Comment on What's the closest any animal species has come to evolving to have telepathy?
tobogganablaze@lemmus.org 6 months agoFlowers can communicate with bees via ultraviolet light, which is not a human sense. So by your definition flowers can telepathically communicate with bees. For that would sounds like a very odd thing to say.
Also the exchange of electromagnetic radiation IS a physical interaction.
if you define it as not using any senses it doesn’t, but that would be a useless definition, because nothing could possibly satisfy it.
But that’s very much my point. Telepathy, as defined in the dictonary, does not exist and so nothing should satisfy the definition.
dev_null@lemmy.ml 6 months ago
Britannica dictionary defines it with “without using the usual sensory channels” Cambridge dictionary with “without using words or other physical signals” Collins “without speech, writing, or any other normal signals” Merriam-Webster uses “extrasensory”, and they define “extrasensory” as “outside the ordinary senses”
All of it seems to match radio communication, and all require it to be between two persons or minds, so flowers and bees definitely don’t qualify.
tobogganablaze@lemmus.org 6 months ago
Huh? No. All of these exclude radio communication quite specifically.
If some animal could pick up radio waves, it would necessarily have to have a sensory channel for radio waves. Radio waves are physical signals. Quite normal sginals, too.
And while it’s certainly not an ordinary sense in the real world, in the hypothetical where some animal did evolve the ability to pick up radio waves, it would be an ordinary sense for that animal.

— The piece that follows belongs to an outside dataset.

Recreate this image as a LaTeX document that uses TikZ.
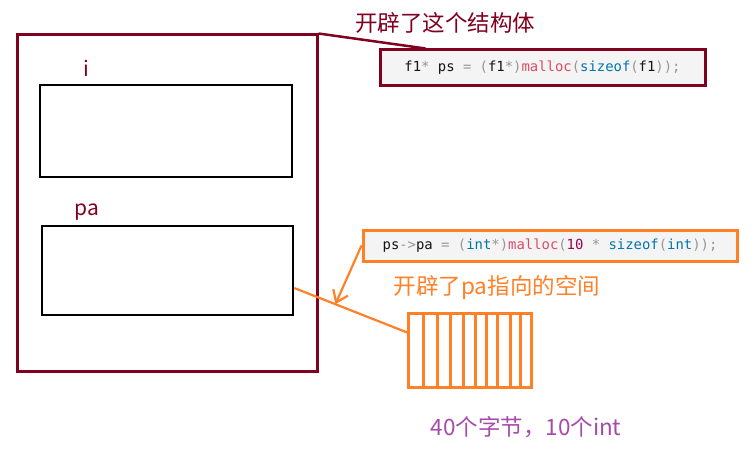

dev_null@lemmy.ml 6 months ago
Hah, I’d expect “ordinary” and “normal” here to mean “ordinary / normal senses for a human”, not for the hypothetical telepathy user. That wouldn’t be a very useful usage of these words, so I doubt that’s what was meant here. Are you saying, for example, that extraordinary cultures don’t exist, since they are ordinary for their members?
tobogganablaze@lemmus.org 6 months ago
Well, no. But it does depend on your point of view. From inside that culture other cultures would be the extraordinary ones.
And when you’re talking about the biology of animals it seems quite self-centred to compare everything to us. We are just one very specific animal.
Many animals have a vastly superior sense of smell, can see light outside our visible spectrum or hear sound outside our hearing range. But it would be silly to call all these things “telepathy” just because we humans don’t have these senses.
But yeah, I don’t really like the definition that heavily rely on the subjective qualifiers of ordinary/normal. I prefere the extra-sensory one. Because that clearly puts telepathy in the realm of an yet unknown or fictional mechanism, which is where I think the term belongs.